(PROBLEM REQUIREMENTS) Starting at the first line of the data, please print exactly those lines through the one that holds "return fig.add_axes([x0 /", omitting every picture.

━━━━━━━━━━━━━━━━━━━━━━━━━━━━━━

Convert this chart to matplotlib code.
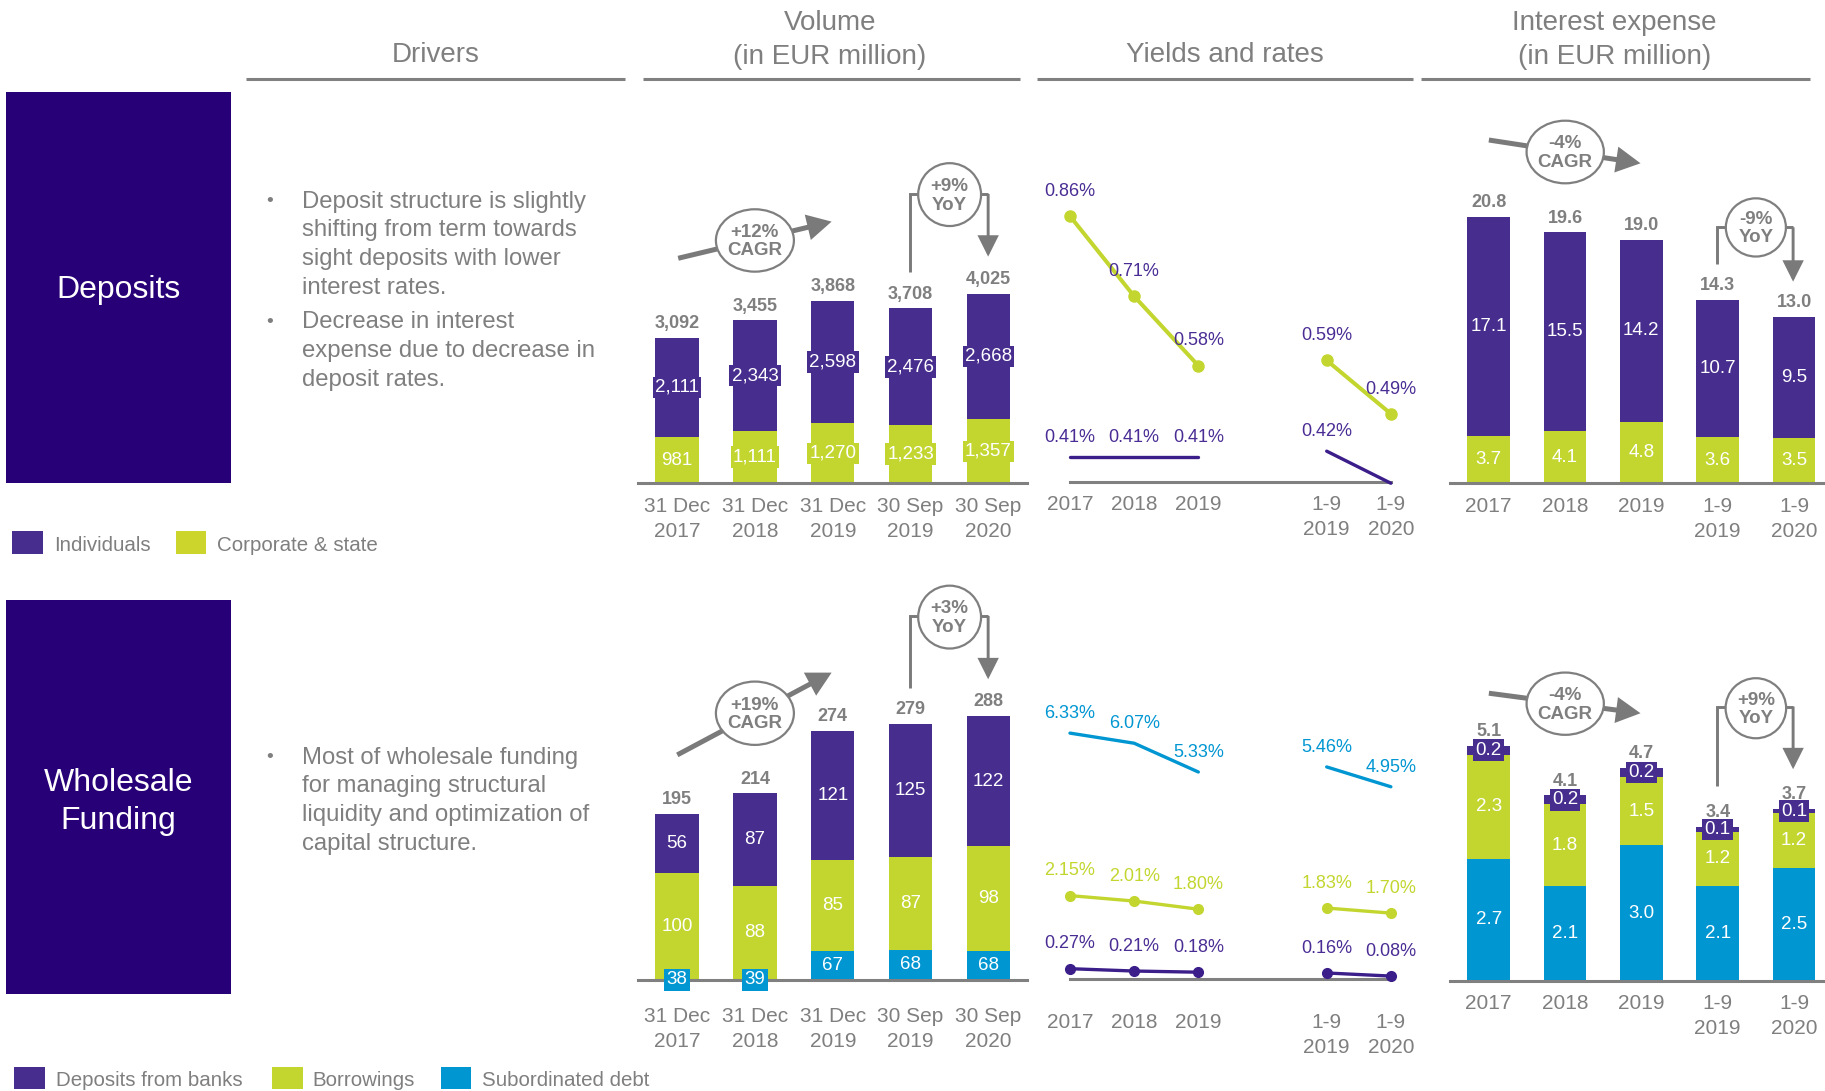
import matplotlib
matplotlib.use('Agg')
import matplotlib.pyplot as plt
from matplotlib.patches import Ellipse, Rectangle
import numpy as np

plt.rcParams['font.family'] = ['Liberation Sans', 'DejaVu Sans']

# ---------------- data ----------------
vol_cats = ['31 Dec\n2017', '31 Dec\n2018', '31 Dec\n2019', '30 Sep\n2019', '30 Sep\n2020']
period_cats = ['2017', '2018', '2019', '1-9\n2019', '1-9\n2020']

# Deposits
vol_dep_corporate = [981, 1111, 1270, 1233, 1357]
vol_dep_individuals = [2111, 2343, 2598, 2476, 2668]
vol_dep_totals = ['3,092', '3,455', '3,868', '3,708', '4,025']

rate_dep_corporate = [0.86, 0.71, 0.58, 0.59, 0.49]
rate_dep_individuals = [0.41, 0.41, 0.41, 0.42, 0.36]

int_dep_corporate = [3.7, 4.1, 4.8, 3.6, 3.5]
int_dep_individuals = [17.1, 15.5, 14.2, 10.7, 9.5]
int_dep_totals = [20.8, 19.6, 19.0, 14.3, 13.0]

# Wholesale funding
vol_wf_subdebt = [38, 39, 67, 68, 68]                # labelled values
vol_wf_subdebt_drawn = [0, 0, 27.5, 28, 27.5]        # segment heights as drawn in the source
vol_wf_borrowings = [100, 88, 85, 87, 98]
vol_wf_banks = [56, 87, 121, 125, 122]
vol_wf_totals = ['195', '214', '274', '279', '288']

rate_wf_subdebt = [6.33, 6.07, 5.33, 5.46, 4.95]
rate_wf_borrowings = [2.15, 2.01, 1.80, 1.83, 1.70]
rate_wf_banks = [0.27, 0.21, 0.18, 0.16, 0.08]

int_wf_subdebt = [2.7, 2.1, 3.0, 2.1, 2.5]
int_wf_borrowings = [2.3, 1.8, 1.5, 1.2, 1.2]
int_wf_banks = [0.2, 0.2, 0.2, 0.1, 0.1]
int_wf_totals = [5.1, 4.1, 4.7, 3.4, 3.7]

# ---------------- style ----------------
PURPLE = '#472D8E'
PURPLE_LINE = '#3B1E8A'
PURPLE_TXT = '#4A2D94'
GREEN = '#C3D62F'
BLUE = '#0096D2'
DARK = '#270078'
GRAY = '#7F7F7F'
ARROW = '#7A7A7A'

W, H = 1825, 1091
S = W / 1568.0
HD = H / S
fig = plt.figure(figsize=(W / 100, H / 100), dpi=100)


def add_ax(x0, y0, x1, y1):
    return fig.add_axes([x0 / 1568, 1 - y1 / HD, (x1 - x0) / 1568, (y1 - y0) / HD])


def style(ax, xs, labels, pad):
    for s in ['top', 'right', 'left']:
        ax.spines[s].set_visible(False)
    ax.spines['bottom'].set_color('#808080')
    ax.spines['bottom'].set_linewidth(2.2)
    ax.set_yticks([])
    ax.set_xticks(xs)
    ax.set_xticklabels(labels, fontsize=15, color=GRAY, linespacing=1.38)
    ax.tick_params(axis='x', length=0, pad=pad)
    ax.patch.set_alpha(0)


def fmt_thousands(v):
    return f'{v:,.0f}'


def stacked(ax, segments, colors, label_vals, fmt, totals, width):
    x = np.arange(len(totals))
    bottom = np.zeros(len(x))
    for vals, col, labs in zip(segments, colors, label_vals):
        vals = np.asarray(vals, float)
        ax.bar(x, vals, width, bottom=bottom, color=col, zorder=2, linewidth=0)
        for xi, b, v, lab in zip(x, bottom, vals, labs):
            ax.text(xi, b + v / 2, fmt(lab), ha='center', va='center', color='white',
                    fontsize=13.5, zorder=4, clip_on=False,
                    bbox=dict(boxstyle='square,pad=0.12', fc=col, ec='none'))
        bottom += vals
    for xi, top, t in zip(x, bottom, totals):
        ax.annotate(t, (xi, top), xytext=(0, 10.3), textcoords='offset points',
                    ha='center', va='center', fontsize=13, fontweight='bold', color=GRAY)
    return x


def line_series(ax, xs, vals, color, marker, label_color, ms=7.5, lw=2.6):
    xs = np.asarray(xs)
    vals = np.asarray(vals)
    for seg in (slice(0, 3), slice(3, 5)):
        ax.plot(xs[seg], vals[seg], color=color, lw=lw, marker='o' if marker else None,
                ms=ms, clip_on=False, solid_capstyle='round', zorder=3)
    off = 17.8 if marker else 14.0
    for xi, v in zip(xs, vals):
        ax.annotate(f'{v:.2f}%', (xi, v), xytext=(0, off), textcoords='offset points',
                    ha='center', va='center', color=label_color, fontsize=13)


idx = np.arange(len(period_cats))
yield_x = idx + (idx >= 3)  # gap between full years and 9-month periods

# ---------------- Deposits: volume ----------------
ax = add_ax(548.4, 100, 882.6, 415.2)
x = stacked(ax, [vol_dep_corporate, vol_dep_individuals], [GREEN, PURPLE],
            [vol_dep_corporate, vol_dep_individuals], fmt_thousands, vol_dep_totals, 0.558)
ax.set_xlim(-0.5, 4.5)
ax.set_ylim(0, 315.2 / 0.0405)
style(ax, x, vol_cats, 10.0)

# ---------------- Deposits: yields ----------------
ax = add_ax(919.3, 100, 1195, 413.8)
line_series(ax, yield_x, rate_dep_corporate, GREEN, True, PURPLE_TXT, ms=8, lw=2.9)
line_series(ax, yield_x, rate_dep_individuals, PURPLE_LINE, False, PURPLE_TXT, lw=2.4)
ax.set_xlim(0, 5)
ax.set_ylim(0.363, 0.363 + 313.8 / 459)
style(ax, yield_x, period_cats, 9.6)

# ---------------- Deposits: interest expense ----------------
ax = add_ax(1246, 100, 1568, 415.2)
x = stacked(ax, [int_dep_corporate, int_dep_individuals], [GREEN, PURPLE],
            [int_dep_corporate, int_dep_individuals], lambda v: f'{v:.1f}',
            [f'{t:.1f}' for t in int_dep_totals], 0.56)
ax.set_xlim(-0.503, 4.405)
ax.set_ylim(0, 315.2 / 11.0)
style(ax, x, period_cats, 10.0)

# ---------------- Wholesale: volume ----------------
ax = add_ax(548.4, 500, 882.6, 841.9)
x = stacked(ax, [vol_wf_subdebt_drawn, vol_wf_borrowings, vol_wf_banks], [BLUE, GREEN, PURPLE],
            [vol_wf_subdebt, vol_wf_borrowings, vol_wf_banks], fmt_thousands, vol_wf_totals, 0.558)
ax.set_xlim(-0.5, 4.5)
ax.set_ylim(0, 341.9 / 0.916)
style(ax, x, vol_cats, 19.6)

# ---------------- Wholesale: yields ----------------
ax = add_ax(919.3, 520, 1195, 841.3)
line_series(ax, yield_x, rate_wf_subdebt, BLUE, False, BLUE, lw=2.4)
line_series(ax, yield_x, rate_wf_borrowings, GREEN, True, GREEN, ms=7, lw=2.4)
line_series(ax, yield_x, rate_wf_banks, PURPLE_LINE, True, PURPLE_TXT, ms=7, lw=2.4)
ax.set_xlim(0, 5)
ax.set_ylim(0, 321.3 / 33.4)
style(ax, yield_x, period_cats, 24.2)

# ---------------- Wholesale: interest expense ----------------
ax = add_ax(1246, 520, 1568, 842.8)
x = stacked(ax, [int_wf_subdebt, int_wf_borrowings, int_wf_banks], [BLUE, GREEN, PURPLE],
            [int_wf_subdebt, int_wf_borrowings, int_wf_banks], lambda v: f'{v:.1f}',
            [f'{t:.1f}' for t in int_wf_totals], 0.56)
ax.set_xlim(-0.503, 4.405)
ax.set_ylim(0, 322.8 / 38.9)
style(ax, x, period_cats, 9.3)

# ---------------- overlay: headers, boxes, text, annotations ----------------
ov = fig.add_axes([0, 0, 1, 1], zorder=10)
ov.set_xlim(0, 1568)
ov.set_ylim(HD, 0)
ov.axis('off')

DY = 2.5  # vertical nudge so visual centres match

# headers
for (x0, x1) in [(211, 537), (552.5, 876), (890.6, 1214.1), (1220.7, 1554.8)]:
    ov.plot([x0, x1], [68.1, 68.1], color='#808080', lw=2.2, solid_capstyle='butt')
ov.text(374, 45 + DY, 'Drivers', ha='center', va='center', fontsize=20, color=GRAY)
ov.text(713, 32 + DY, 'Volume\n(in EUR million)', ha='center', va='center', fontsize=20,
        color=GRAY, linespacing=1.42)
ov.text(1052, 45 + DY, 'Yields and rates', ha='center', va='center', fontsize=20, color=GRAY)
ov.text(1387, 32 + DY, 'Interest expense\n(in EUR million)', ha='center', va='center',
        fontsize=20, color=GRAY, linespacing=1.42)

# category boxes
ov.add_patch(Rectangle((5, 79.2), 193.4, 335.6, fc=DARK, ec='none'))
ov.text(101.7, 247 + DY, 'Deposits', ha='center', va='center', fontsize=23, color='white')
ov.add_patch(Rectangle((5, 515.5), 193.4, 338.5, fc=DARK, ec='none'))
ov.text(101.7, 686.5 + DY, 'Wholesale\nFunding', ha='center', va='center', fontsize=23,
        color='white', linespacing=1.36)

# driver bullets
bullets_dep = [
    ['Deposit structure is slightly', 'shifting from term towards',
     'sight deposits with lower', 'interest rates.'],
    ['Decrease in interest', 'expense due to decrease in', 'deposit rates.'],
]
bullets_wf = [
    ['Most of wholesale funding', 'for managing structural',
     'liquidity and optimization of', 'capital structure.'],
]


def bullets(groups, y_first, step, gap):
    y = y_first
    for lines in groups:
        ov.text(232, y + DY, '•', ha='center', va='center', fontsize=14, color=GRAY)
        for ln in lines:
            ov.text(259.3, y + DY, ln, ha='left', va='center', fontsize=17.2, color=GRAY)
            y += step
        y += gap


bullets(bullets_dep, 170.9, 24.6, 5.2)
bullets(bullets_wf, 648.6, 24.6, 0)


# legends
def legend_item(x0, y0, y1, color, text, tx):
    ov.add_patch(Rectangle((x0, y0), 26, y1 - y0, fc=color, ec='none'))
    ov.text(tx, (y0 + y1) / 2 + DY, text, ha='left', va='center', fontsize=14.8, color=GRAY)


legend_item(10.7, 456.6, 475.6, PURPLE, 'Individuals', 46.3)
legend_item(151.4, 456.6, 475.6, '#CBD52B', 'Corporate & state', 186.3)
legend_item(12.3, 916.4, 935.6, PURPLE, 'Deposits from banks', 47.9)
legend_item(234, 916.4, 935.6, GREEN, 'Borrowings', 268.5)
legend_item(379, 916.4, 935.6, BLUE, 'Subordinated debt', 414)


def bubble(center, w, h, text):
    ov.add_patch(Ellipse(center, w, h, fc='white', ec=GRAY, lw=1.6, zorder=5))
    ov.text(center[0], center[1] + 1, text, ha='center', va='center', fontsize=13.5,
            fontweight='bold', color=GRAY, zorder=6, linespacing=1.12)


def cagr(start, tip, center, w, h, text):
    ov.annotate('', xy=tip, xytext=start,
                arrowprops=dict(arrowstyle='-|>,head_length=0.6,head_width=0.32', lw=3.6,
                                color=ARROW, mutation_scale=20, shrinkA=0, shrinkB=0,
                                joinstyle='miter', capstyle='butt'))
    bubble(center, w, h, text)


def yoy(xl, y_start, y_top, xr, y_tip, center, w, h, text):
    ov.plot([xl, xl, xr], [y_start, y_top, y_top], color=ARROW, lw=2.1,
            solid_joinstyle='miter', solid_capstyle='butt')
    ov.annotate('', xy=(xr, y_tip), xytext=(xr, y_top),
                arrowprops=dict(arrowstyle='-|>,head_length=0.6,head_width=0.3', lw=2.1,
                                color=ARROW, mutation_scale=20, shrinkA=0, shrinkB=0,
                                joinstyle='miter', capstyle='butt'))
    bubble(center, w, h, text)


cagr((582.7, 221.9), (714.5, 190.4), (648.6, 206.6), 67, 53.6, '+12%\nCAGR')
yoy(781.8, 233.4, 166.7, 849, 220.5, (815.9, 167.2), 54, 54, '+9%\nYoY')
cagr((581.9, 648.6), (714.5, 577.9), (648.6, 612.8), 67, 54.4, '+19%\nCAGR')
yoy(781.8, 591.3, 529.2, 849, 583.6, (815.9, 530.2), 54, 54, '+3%\nYoY')
cagr((1279.2, 120.3), (1409.5, 140.3), (1344.8, 130.6), 66.4, 53.8, '-4%\nCAGR')
yoy(1475.6, 227.1, 195.3, 1540.6, 242, (1508.6, 195.4), 51.6, 50, '-9%\nYoY')
cagr((1279.2, 595.6), (1409.5, 612.8), (1344.8, 604.6), 66.4, 53.5, '-4%\nCAGR')
yoy(1475.6, 675.2, 607.1, 1540.6, 660.9, (1508.6, 608.5), 52, 51.6, '+9%\nYoY')

fig.savefig('out.png', dpi=100)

━━━━━━━━━━━━━━━━━━━━━━━━━━━━━━

(COMPLETED EXERCISE)
Convert this chart to matplotlib code.
import matplotlib
matplotlib.use('Agg')
import matplotlib.pyplot as plt
from matplotlib.patches import Ellipse, Rectangle
import numpy as np

plt.rcParams['font.family'] = ['Liberation Sans', 'DejaVu Sans']

# ---------------- data ----------------
vol_cats = ['31 Dec\n2017', '31 Dec\n2018', '31 Dec\n2019', '30 Sep\n2019', '30 Sep\n2020']
period_cats = ['2017', '2018', '2019', '1-9\n2019', '1-9\n2020']

# Deposits
vol_dep_corporate = [981, 1111, 1270, 1233, 1357]
vol_dep_individuals = [2111, 2343, 2598, 2476, 2668]
vol_dep_totals = ['3,092', '3,455', '3,868', '3,708', '4,025']

rate_dep_corporate = [0.86, 0.71, 0.58, 0.59, 0.49]
rate_dep_individuals = [0.41, 0.41, 0.41, 0.42, 0.36]

int_dep_corporate = [3.7, 4.1, 4.8, 3.6, 3.5]
int_dep_individuals = [17.1, 15.5, 14.2, 10.7, 9.5]
int_dep_totals = [20.8, 19.6, 19.0, 14.3, 13.0]

# Wholesale funding
vol_wf_subdebt = [38, 39, 67, 68, 68]                # labelled values
vol_wf_subdebt_drawn = [0, 0, 27.5, 28, 27.5]        # segment heights as drawn in the source
vol_wf_borrowings = [100, 88, 85, 87, 98]
vol_wf_banks = [56, 87, 121, 125, 122]
vol_wf_totals = ['195', '214', '274', '279', '288']

rate_wf_subdebt = [6.33, 6.07, 5.33, 5.46, 4.95]
rate_wf_borrowings = [2.15, 2.01, 1.80, 1.83, 1.70]
rate_wf_banks = [0.27, 0.21, 0.18, 0.16, 0.08]

int_wf_subdebt = [2.7, 2.1, 3.0, 2.1, 2.5]
int_wf_borrowings = [2.3, 1.8, 1.5, 1.2, 1.2]
int_wf_banks = [0.2, 0.2, 0.2, 0.1, 0.1]
int_wf_totals = [5.1, 4.1, 4.7, 3.4, 3.7]

# ---------------- style ----------------
PURPLE = '#472D8E'
PURPLE_LINE = '#3B1E8A'
PURPLE_TXT = '#4A2D94'
GREEN = '#C3D62F'
BLUE = '#0096D2'
DARK = '#270078'
GRAY = '#7F7F7F'
ARROW = '#7A7A7A'

W, H = 1825, 1091
S = W / 1568.0
HD = H / S
fig = plt.figure(figsize=(W / 100, H / 100), dpi=100)


def add_ax(x0, y0, x1, y1):
    return fig.add_axes([x0 / 1568, 1 - y1 / HD, (x1 - x0) / 1568, (y1 - y0) / HD])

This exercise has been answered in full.